Colder-than-normal weather in many parts of the U.S. is lighting a fire under natural-gas prices.

Natural-gas prices rose above $4 a million British thermal units during intraday trading on Thursday and are up 73% from a year ago.

After watching prices of the heating fuel fall for more than four years, some commodities traders are getting bullish on na…tural gas. A chilly start to spring brought natural-gas stockpiles nationwide closer in line with average levels for this time of year. Further stoking the rally, traders and investors said, are signs that the boom in U.S. gas output is slowing, which could trim supplies even more.

When natural gas was languishing below $2 last year, the lowest price in a decade, some analysts expected prices to go even lower because companies were producing so much that a supply glut resulted. Now, there is evidence that producers have finally started to pull back.

While that is good news for bullish investors, higher natural-gas prices could threaten U.S. economic growth if the rally keeps roaring. Manufacturers tend to be the biggest industrial users and have benefited from the lower gas costs. Households have, too.

“There are cracks in this production boom we’ve had,” said Kent Bayazitoglu, an analyst at energy consulting firm Gelber & Associates in Houston. He said that has been a big factor in the recent price gains.

Nevertheless, many investors are bracing for a rough ride in the historically volatile gas market. After rising to $4.025 a million British thermal units, the highest intraday level since September 2011, gas prices pared gains and ended the day down 2.5 cents, or 0.6%, to $3.9350.

Setting the stage for the recent gains was an increase in demand from utilities, which over the past year have upped their consumption of cleaner-burning gas and cut their use of coal for power generation.

To be sure, any drop in utilities’ gas consumption could weigh on prices. And with natural gas trading near $4, there is less incentive for electricity producers to switch, said Greg Sharenow, a portfolio manager at Pacific Investment Management Co.’s $20 billion Pimco Commodity Real Return Strategy Fund. Still, Mr. Sharenow said slowing U.S. gas output has bolstered the outlook for prices over the longer term.

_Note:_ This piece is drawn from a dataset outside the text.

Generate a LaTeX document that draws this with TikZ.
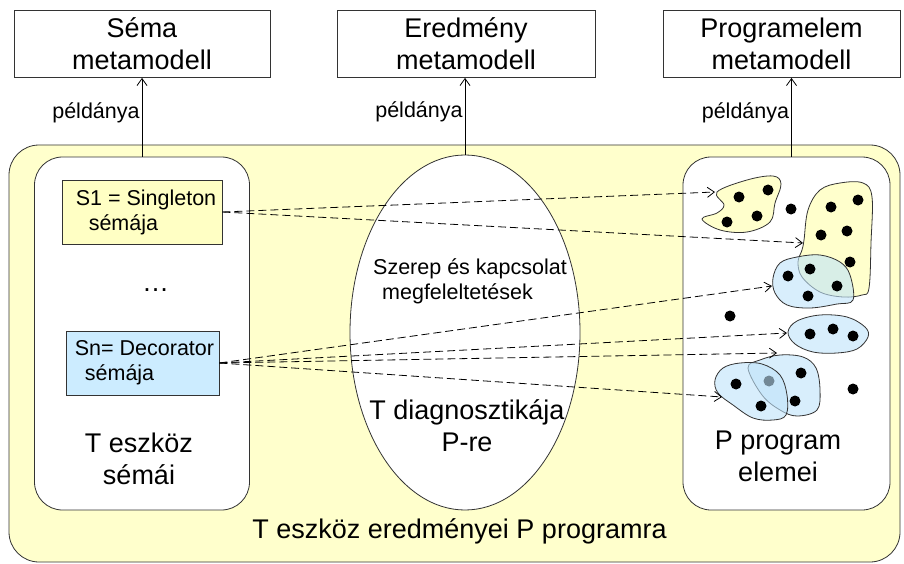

Less drilling “is definitely part of the equation,” he said. The number of rigs drilling for natural gas stood at 431 last week, down 35% from a year earlier, according to oil-field-services company Baker Hughes Inc.
The Department of Energy forecasts that the nation’s gas output will rise 0.7% this year, the smallest increase since 2005.

Some analysts said there is a good chance output could even start declining. Analysts at Barclays surveyed 52 North American gas producers, including 20 of the largest firms operating in the region. Based on the results of the survey, the analysts estimate that those companies’ output would decline 0.4% this year.

Cold weather and slowing output growth are cutting into U.S. stockpiles. The amount of gas held in underground storage totals 1.876 trillion cubic feet, down about 21% in the past year, according to the latest Department of Energy data.

Just a few months ago, most analysts expected gas supplies at the end of the winter to stand above two trillion cubic feet heading into the summer months when gas usage falls. Now, several more weeks of withdrawals from storage are anticipated.

Rich Ilczyszyn, a trader and chief market strategist at, said forecasts made in February for chillier temperatures prompted him to bet on rising prices last month, when futures were near $3.30. “I wish I’d had more on,” he said.

Mr. Ilczyszyn isn’t the only one making bullish bets. Last week, bets on higher natural-gas prices outstripped those on lower prices among hedge funds and other money managers, according to the Commodity Futures Trading Commission. That is the first time since November that speculative investors have held net bullish positions.

Other investors are wagering on higher gas prices in the stock market. Kent Croft, president of asset manager Croft Leonminster Inc. in Baltimore, has been adding to his stakes in natural-gas producers in recent months, part of a bet that prices will keep rising as gas usage by power plants and trucking fleets catches up with output.

“In the short term, you have the normal commodities cycle, weather and or economic activity, affecting pricing,” said Mr. Croft, who manages $950 million. But natural-gas producers are “a place you can invest for the long term.”